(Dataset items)
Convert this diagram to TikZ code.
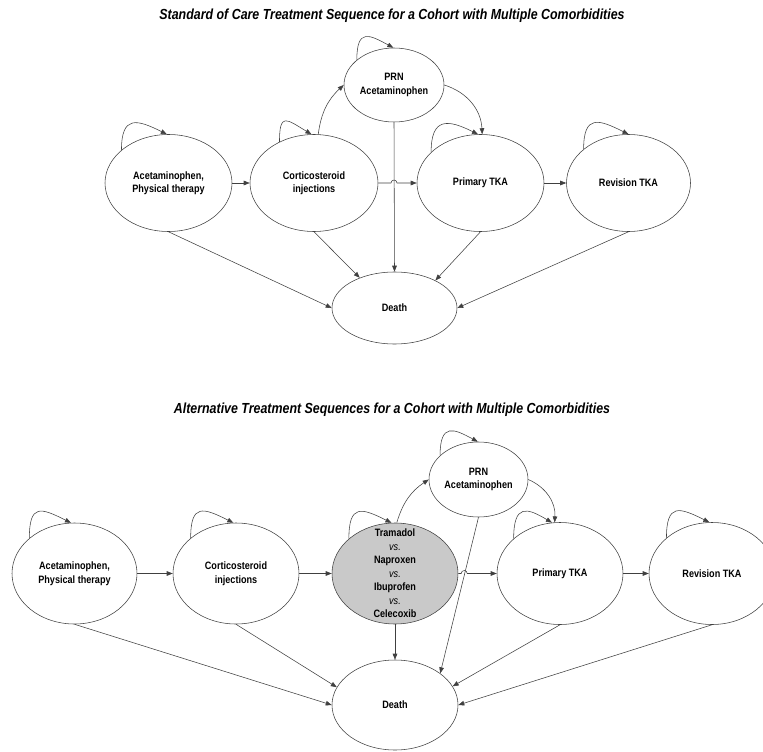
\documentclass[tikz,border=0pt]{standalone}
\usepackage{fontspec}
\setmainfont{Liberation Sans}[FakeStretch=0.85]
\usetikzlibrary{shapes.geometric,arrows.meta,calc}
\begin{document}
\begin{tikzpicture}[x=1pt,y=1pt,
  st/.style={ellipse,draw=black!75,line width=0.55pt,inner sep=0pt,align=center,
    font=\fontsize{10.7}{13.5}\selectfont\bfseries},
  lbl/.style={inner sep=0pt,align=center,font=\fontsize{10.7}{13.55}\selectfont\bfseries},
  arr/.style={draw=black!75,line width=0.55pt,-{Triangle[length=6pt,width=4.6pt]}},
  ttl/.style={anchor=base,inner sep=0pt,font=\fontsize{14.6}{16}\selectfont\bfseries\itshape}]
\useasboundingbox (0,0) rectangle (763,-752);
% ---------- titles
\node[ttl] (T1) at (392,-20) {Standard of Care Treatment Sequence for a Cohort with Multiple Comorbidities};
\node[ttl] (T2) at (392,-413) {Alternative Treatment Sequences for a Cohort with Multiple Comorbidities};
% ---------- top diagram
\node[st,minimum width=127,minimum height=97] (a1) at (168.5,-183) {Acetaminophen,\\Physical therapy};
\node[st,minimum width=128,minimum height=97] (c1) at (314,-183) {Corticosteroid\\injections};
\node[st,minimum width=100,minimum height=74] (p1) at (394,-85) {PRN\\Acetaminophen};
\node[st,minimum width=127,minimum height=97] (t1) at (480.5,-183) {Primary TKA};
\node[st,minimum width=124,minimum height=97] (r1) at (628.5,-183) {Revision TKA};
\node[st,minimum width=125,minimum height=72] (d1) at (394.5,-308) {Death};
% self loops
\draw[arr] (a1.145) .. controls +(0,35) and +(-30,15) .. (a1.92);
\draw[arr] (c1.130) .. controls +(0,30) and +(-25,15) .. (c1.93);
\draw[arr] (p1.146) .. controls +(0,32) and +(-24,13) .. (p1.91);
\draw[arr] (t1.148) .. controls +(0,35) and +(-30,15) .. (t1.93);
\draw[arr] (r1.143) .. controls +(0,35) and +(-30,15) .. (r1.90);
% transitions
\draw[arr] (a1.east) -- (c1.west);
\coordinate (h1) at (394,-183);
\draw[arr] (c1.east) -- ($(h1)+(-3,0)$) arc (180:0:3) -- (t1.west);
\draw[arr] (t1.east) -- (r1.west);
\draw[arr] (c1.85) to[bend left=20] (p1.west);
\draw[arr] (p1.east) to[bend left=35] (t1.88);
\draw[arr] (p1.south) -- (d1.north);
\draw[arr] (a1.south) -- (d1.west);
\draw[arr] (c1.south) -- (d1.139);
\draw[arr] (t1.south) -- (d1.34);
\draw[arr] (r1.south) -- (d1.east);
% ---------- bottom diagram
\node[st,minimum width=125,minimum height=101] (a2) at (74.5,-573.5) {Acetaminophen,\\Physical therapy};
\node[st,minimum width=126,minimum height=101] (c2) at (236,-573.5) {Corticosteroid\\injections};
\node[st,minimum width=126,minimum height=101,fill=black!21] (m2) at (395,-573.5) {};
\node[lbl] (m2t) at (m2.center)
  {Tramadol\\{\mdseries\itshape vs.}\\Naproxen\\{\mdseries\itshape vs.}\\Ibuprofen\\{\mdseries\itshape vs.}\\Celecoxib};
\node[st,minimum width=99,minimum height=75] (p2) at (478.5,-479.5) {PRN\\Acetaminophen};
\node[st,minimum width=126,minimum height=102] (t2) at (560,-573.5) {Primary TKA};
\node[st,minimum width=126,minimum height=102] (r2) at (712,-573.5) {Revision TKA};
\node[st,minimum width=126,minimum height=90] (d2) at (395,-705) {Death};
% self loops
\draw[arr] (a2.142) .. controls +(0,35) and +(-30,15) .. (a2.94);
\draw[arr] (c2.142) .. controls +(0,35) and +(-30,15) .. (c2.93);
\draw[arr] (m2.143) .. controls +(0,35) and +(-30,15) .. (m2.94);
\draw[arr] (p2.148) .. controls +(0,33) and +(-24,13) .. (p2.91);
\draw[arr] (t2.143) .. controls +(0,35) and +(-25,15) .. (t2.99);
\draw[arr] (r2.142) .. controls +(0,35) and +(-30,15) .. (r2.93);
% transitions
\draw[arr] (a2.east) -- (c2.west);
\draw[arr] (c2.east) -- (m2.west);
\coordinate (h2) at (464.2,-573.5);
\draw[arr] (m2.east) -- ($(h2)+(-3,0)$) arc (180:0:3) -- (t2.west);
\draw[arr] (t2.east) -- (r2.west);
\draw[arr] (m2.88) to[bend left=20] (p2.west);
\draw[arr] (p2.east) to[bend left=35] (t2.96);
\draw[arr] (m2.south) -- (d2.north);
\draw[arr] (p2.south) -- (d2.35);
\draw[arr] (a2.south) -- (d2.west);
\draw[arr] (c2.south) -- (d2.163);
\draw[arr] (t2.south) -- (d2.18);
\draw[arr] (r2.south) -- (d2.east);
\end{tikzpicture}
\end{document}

...

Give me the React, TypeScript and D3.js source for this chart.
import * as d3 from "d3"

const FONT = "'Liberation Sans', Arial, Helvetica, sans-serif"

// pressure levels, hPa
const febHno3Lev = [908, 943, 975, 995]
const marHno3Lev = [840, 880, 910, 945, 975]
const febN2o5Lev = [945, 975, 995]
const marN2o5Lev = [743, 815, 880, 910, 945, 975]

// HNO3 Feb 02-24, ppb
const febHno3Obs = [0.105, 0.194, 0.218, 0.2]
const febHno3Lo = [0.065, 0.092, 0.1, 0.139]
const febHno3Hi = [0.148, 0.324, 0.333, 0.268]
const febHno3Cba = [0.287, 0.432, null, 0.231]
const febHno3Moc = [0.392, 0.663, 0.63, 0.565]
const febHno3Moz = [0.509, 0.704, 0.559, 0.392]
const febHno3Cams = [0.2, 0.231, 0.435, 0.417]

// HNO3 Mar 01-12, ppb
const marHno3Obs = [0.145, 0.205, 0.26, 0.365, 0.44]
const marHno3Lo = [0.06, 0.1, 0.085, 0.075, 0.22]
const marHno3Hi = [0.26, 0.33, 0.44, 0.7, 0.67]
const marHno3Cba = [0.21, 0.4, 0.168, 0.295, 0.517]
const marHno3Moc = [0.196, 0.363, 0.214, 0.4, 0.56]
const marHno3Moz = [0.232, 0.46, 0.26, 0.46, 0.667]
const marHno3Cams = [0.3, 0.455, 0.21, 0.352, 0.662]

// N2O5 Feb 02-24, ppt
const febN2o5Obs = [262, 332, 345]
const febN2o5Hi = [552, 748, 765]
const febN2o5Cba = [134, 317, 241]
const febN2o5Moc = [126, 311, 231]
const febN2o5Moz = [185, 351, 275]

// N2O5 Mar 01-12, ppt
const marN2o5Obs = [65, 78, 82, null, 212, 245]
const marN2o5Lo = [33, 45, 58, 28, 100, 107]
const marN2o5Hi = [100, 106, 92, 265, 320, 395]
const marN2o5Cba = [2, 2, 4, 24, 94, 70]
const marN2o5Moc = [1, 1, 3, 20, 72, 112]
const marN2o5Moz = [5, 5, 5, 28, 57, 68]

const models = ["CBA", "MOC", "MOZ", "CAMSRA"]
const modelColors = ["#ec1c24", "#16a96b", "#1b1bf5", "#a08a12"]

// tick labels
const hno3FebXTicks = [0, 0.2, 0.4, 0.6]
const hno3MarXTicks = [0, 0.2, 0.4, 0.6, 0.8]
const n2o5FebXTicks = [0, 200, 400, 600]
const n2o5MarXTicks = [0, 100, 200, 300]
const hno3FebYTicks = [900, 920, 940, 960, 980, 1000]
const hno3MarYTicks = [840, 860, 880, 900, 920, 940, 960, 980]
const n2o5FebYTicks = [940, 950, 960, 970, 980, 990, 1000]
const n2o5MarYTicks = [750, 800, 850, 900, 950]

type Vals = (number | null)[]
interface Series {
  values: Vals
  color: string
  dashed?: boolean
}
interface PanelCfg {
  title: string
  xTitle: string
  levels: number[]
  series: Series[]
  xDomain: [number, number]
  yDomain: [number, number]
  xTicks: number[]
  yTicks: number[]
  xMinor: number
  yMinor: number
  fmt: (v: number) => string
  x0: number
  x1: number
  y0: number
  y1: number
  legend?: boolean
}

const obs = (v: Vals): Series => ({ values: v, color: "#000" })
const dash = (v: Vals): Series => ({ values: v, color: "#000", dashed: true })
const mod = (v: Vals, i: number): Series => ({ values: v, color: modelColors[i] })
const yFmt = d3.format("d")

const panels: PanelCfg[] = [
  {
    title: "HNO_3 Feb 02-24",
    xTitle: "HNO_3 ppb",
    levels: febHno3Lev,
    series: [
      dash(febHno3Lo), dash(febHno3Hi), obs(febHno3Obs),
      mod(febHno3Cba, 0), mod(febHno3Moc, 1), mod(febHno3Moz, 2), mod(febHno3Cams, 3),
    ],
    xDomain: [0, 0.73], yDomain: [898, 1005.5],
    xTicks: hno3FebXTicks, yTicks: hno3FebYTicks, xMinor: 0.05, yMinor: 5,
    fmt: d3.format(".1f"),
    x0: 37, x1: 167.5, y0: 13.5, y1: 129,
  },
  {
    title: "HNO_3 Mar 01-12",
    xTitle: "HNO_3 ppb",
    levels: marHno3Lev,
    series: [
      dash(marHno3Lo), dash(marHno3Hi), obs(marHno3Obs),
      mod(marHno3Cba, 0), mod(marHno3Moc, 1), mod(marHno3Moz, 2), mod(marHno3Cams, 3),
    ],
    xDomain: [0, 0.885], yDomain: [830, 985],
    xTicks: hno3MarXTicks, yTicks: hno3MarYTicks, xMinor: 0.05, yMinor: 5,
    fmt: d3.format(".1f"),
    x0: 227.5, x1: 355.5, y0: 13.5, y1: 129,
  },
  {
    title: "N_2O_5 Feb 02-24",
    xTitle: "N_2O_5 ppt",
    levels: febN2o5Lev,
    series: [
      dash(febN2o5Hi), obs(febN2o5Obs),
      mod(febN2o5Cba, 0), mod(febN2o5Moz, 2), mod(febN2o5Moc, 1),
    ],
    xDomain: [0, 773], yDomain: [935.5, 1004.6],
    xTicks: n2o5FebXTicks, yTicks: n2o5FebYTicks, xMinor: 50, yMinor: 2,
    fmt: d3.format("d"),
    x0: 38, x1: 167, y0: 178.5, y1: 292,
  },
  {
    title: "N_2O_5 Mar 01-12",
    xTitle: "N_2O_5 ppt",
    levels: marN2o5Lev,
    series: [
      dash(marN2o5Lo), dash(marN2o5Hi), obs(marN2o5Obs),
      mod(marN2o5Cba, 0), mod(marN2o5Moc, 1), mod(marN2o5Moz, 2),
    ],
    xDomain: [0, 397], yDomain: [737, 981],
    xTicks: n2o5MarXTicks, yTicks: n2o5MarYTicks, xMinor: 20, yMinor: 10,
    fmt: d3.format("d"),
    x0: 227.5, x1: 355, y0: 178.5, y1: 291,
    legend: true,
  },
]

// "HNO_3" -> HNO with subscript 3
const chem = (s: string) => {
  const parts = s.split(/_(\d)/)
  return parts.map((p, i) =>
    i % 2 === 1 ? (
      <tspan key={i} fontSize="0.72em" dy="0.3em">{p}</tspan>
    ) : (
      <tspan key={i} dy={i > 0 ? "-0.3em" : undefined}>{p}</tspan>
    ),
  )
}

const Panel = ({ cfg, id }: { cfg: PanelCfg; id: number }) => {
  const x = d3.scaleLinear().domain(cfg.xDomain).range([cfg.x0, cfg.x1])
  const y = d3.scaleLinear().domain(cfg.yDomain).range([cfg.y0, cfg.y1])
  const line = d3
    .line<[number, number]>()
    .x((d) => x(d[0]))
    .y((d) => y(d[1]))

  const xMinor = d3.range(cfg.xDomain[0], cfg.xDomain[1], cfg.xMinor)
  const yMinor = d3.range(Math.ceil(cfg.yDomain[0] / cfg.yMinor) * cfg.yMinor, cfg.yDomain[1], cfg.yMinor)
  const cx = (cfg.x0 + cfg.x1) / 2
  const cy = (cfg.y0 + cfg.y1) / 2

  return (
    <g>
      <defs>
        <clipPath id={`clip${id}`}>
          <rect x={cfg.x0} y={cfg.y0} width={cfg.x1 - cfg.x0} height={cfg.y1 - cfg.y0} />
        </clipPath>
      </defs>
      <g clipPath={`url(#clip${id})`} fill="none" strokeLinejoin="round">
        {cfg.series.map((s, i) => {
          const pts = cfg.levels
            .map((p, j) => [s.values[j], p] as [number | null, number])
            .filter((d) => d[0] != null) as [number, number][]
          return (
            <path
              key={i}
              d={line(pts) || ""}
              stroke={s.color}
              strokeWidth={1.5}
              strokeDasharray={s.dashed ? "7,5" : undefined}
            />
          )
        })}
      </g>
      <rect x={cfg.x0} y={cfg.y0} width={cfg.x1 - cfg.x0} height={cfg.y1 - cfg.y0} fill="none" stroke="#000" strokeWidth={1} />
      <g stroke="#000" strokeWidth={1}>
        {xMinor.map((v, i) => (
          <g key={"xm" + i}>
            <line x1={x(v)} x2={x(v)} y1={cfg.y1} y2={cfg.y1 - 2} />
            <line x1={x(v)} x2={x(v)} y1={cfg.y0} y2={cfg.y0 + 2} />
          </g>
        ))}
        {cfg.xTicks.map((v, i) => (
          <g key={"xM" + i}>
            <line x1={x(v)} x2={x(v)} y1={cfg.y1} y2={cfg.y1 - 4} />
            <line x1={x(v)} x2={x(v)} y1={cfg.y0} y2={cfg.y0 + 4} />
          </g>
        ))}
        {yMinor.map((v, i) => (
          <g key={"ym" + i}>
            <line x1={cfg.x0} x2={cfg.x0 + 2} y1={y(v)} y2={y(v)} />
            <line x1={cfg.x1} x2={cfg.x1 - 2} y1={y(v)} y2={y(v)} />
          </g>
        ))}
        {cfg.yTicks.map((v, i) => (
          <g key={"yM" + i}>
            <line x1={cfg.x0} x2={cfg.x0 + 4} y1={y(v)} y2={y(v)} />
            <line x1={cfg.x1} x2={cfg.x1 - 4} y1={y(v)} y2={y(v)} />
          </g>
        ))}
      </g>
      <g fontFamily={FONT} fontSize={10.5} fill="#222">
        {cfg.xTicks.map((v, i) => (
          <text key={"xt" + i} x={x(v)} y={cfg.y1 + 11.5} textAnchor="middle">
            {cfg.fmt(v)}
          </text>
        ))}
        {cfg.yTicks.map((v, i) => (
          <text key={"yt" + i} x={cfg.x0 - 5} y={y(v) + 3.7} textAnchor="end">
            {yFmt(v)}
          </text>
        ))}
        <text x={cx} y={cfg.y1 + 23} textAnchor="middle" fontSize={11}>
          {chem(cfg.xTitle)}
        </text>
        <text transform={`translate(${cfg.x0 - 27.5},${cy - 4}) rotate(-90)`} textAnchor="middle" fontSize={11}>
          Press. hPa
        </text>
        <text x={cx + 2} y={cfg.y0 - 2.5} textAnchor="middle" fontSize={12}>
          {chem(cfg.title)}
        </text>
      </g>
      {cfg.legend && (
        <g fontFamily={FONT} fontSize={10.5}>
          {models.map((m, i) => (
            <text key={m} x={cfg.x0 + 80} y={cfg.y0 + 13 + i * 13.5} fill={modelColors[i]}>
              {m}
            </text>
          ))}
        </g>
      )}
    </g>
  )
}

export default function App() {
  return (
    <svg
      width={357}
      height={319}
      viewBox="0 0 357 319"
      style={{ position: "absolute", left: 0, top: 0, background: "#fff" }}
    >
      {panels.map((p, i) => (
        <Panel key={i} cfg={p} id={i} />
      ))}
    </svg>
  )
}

:: Problem details ::
Return from the data every line that holds "diagram".

:: Answer in full ::
Convert this diagram to TikZ code.
% ---------- top diagram
% ---------- bottom diagram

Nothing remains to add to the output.